I've read two of McCaughrean's YA novels in the past year, (Not the End of the World and The Death Defying Pepper Roux), and it's astonishing to think that a writer this good is, by and large, unknown on this side of the Atlantic. The fact that she mostly writes for the young adult market should have no bearing on how she's perceived as a writer. McCaughrean is simply one of the best and most imaginative prose writers I've come across in the last ten years. No contemporary writer I can think of has her facility for creating memorable images and witty observations. This is a writer who sees the world in a new and imaginative way and effortlessly transmits those images to the printed page. This short paragraph from the novel shows off her many strengths:
Twice a year, the Missouri rises. As it drinks down meltwater or tropical summer rain, it loses its head and runs amok. It swells and throbs like the nightmares in Hulbert Sissney's feverish head. Forgetting the maps drawn up by fastidious river pilots, ignoring the dry baked levees, it simply gets up and stretches itself. Overspilling its banks, unpicking its neat embroidery of tributaries—tributaries like the Numchuk River—it spreads out over the landscape, engulfing water meadows, swamps, landing stages and riverside highways. It is an unstoppable surge of chocolate-brown water lumpy with storm litter, staking its claim to everything. And when it has made its point, and withdrawn, it leaves behind flotsam, like a drunkard's tip on the bar: tree stumps, shack roofs, dead cattle, cartwheels. Even boats.
Not only is the "drunkard's tip" a wonderful simile, it also brilliantly references back to the beginning of the paragraph with the river's "drinking" causing it to run "amok." Someone should put this paragraph on a plaque and stick it beside the Missouri or Mississippi because there's never going to be a better or briefer description of a mighty river in flood.
Pull Out is the picaresque tale of Cissy Sissney and Kookie Warboys, two 12-year-olds living in Olive Town, Oklahoma in the 1890s. A diptheria epidemic breaks out and Cissy and Kookie are sent to stay with Loucien Crew, their former teacher who is now part of a traveling theatrical troupe. Accompanying the children is Miss March, their present teacher. The troupe, which is called the Bright Lights Theatre Company, is living in a paddle wheel steamer which one of the Missouri River's floods has left high and dry on land. No sooner have the children got to the boat than the Missouri rises again. The kids and the actors are soon floating down the Missouri into all sorts of adventures.

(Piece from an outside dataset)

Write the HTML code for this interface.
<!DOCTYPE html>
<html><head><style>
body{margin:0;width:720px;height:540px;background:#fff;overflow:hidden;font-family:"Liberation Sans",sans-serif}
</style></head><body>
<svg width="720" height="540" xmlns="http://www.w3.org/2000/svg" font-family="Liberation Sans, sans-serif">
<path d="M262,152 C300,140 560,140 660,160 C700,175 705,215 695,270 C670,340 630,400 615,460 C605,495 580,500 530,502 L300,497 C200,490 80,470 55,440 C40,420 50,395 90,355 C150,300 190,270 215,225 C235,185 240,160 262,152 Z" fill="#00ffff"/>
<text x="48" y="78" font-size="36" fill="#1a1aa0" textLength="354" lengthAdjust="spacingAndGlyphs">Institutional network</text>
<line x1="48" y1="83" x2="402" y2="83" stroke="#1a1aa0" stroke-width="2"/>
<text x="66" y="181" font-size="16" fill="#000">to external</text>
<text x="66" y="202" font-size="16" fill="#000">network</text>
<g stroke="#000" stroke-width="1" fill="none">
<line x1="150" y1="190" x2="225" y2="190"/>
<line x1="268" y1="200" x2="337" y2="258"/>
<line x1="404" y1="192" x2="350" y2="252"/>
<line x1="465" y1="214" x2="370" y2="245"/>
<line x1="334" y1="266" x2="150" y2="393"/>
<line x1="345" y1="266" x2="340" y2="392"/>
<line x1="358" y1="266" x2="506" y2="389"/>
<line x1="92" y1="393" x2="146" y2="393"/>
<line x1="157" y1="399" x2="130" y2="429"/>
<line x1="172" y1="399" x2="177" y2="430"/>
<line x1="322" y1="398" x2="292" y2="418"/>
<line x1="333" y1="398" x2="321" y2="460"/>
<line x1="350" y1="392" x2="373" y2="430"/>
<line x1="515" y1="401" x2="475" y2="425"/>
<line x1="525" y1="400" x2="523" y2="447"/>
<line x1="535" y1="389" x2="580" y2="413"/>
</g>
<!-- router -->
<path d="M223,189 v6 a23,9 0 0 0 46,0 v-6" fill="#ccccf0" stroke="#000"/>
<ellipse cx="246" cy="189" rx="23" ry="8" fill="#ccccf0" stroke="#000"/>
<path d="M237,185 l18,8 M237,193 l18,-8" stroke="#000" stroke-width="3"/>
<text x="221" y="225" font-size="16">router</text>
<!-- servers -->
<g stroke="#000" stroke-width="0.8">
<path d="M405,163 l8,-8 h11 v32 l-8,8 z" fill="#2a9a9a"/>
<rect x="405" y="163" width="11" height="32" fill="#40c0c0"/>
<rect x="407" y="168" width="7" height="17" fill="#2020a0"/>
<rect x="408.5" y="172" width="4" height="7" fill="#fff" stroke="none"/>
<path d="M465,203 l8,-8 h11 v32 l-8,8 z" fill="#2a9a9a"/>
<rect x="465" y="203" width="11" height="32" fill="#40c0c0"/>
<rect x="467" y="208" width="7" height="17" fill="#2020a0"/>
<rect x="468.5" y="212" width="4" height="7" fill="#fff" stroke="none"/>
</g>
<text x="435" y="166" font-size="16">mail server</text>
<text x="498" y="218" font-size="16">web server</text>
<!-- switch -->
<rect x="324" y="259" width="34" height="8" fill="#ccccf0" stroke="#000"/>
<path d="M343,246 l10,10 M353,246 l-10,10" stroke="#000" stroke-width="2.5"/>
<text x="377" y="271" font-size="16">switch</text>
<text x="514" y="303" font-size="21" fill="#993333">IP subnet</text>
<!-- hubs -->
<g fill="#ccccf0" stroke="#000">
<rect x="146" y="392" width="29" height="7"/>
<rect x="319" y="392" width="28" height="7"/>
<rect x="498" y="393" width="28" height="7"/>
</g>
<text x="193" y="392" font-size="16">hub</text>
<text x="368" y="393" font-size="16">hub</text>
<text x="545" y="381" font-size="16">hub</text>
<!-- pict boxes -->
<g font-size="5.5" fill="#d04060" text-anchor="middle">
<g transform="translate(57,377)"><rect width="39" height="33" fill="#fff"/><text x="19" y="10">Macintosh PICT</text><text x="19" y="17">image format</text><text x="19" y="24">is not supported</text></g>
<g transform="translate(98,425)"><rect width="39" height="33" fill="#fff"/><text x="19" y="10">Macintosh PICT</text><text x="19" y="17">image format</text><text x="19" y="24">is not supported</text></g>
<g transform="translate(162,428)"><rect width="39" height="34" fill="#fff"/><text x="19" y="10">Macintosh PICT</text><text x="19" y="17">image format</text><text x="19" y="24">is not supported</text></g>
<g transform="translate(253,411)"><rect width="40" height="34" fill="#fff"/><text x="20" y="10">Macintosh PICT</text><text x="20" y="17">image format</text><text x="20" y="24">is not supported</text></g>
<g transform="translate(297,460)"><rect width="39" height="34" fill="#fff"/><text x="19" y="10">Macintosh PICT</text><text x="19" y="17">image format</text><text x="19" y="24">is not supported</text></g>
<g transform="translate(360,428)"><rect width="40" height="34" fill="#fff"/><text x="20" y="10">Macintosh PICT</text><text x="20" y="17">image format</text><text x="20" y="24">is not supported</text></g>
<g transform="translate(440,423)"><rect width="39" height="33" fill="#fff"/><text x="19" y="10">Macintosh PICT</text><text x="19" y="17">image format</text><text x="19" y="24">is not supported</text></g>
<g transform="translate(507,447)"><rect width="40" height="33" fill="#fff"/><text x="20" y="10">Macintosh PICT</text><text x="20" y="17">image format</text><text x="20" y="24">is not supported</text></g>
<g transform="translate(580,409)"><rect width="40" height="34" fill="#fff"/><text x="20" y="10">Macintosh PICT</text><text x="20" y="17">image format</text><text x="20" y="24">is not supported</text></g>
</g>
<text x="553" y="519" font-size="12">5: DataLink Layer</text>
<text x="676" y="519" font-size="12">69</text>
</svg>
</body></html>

McCaughrean knows picaresque. In The Death Defying Pepper Roux the title character traveled around France (in virtually the same time period as this novel) having adventures and meeting all kinds of characters. In this book, Cissy and Kookie join a large group of eccentric characters, and as the boat journeys downriver it picks up more characters on top of experiencing various adventures. It's to the author's immense credit that she manages to juggle all these people and adventures in a coherent manner. There's far too much going on in the novel to summarize it adequately, but it's enough to know that it's all wildly entertaining. And, as always, McCaughrean's prose leads the way. Here's one of my favourite lines in the book about a man who's recovering from a close shave with a runaway grain silo:
The idea had come to him in the middle of the night, when a man with a head wound has all his best and worst ideas.
Given the setting and tone of this novel, I don't think it's a coincidence that that sounds like something Mark Twain might have written. And, just for a contrast, here's a lovely description of some pelicans briefly glimpsed at night on the river:
Pelicans loomed white out on the river, drawn by the light, drifting like Chinese lanterns, indistinct and mysterious.
That's poetry, that is. The only reason I'd rate this novel fractionally lower in quality than the previous ones I've read is that McCaughrean shows a tendency, like a lot of English writers who set stories in America, to view everything through a larger-than-life prism. From an English point of view, everything happens in America on a bigger scale and at a greater decibel level than elsewhere, and in this spirit the novel sometimes feels a bit too frenzied, a bit overcaffeinated. One example is that McCaughrean absolutely goes to town on giving some of her characters outlandish names. English writers often seem to give Americans, especially ones from the Old West, improbable names, which is very much the pot calling the kettle black (say hello, Benedict Cumberbatch), but that hasn't stopped writers from P.G. Wodehouse on down from doing it.
McCaughrean has written more than 150 books for all ages, as they say, including some adult novels, so it looks like I have a lifetime's supply of great reading ahead of me.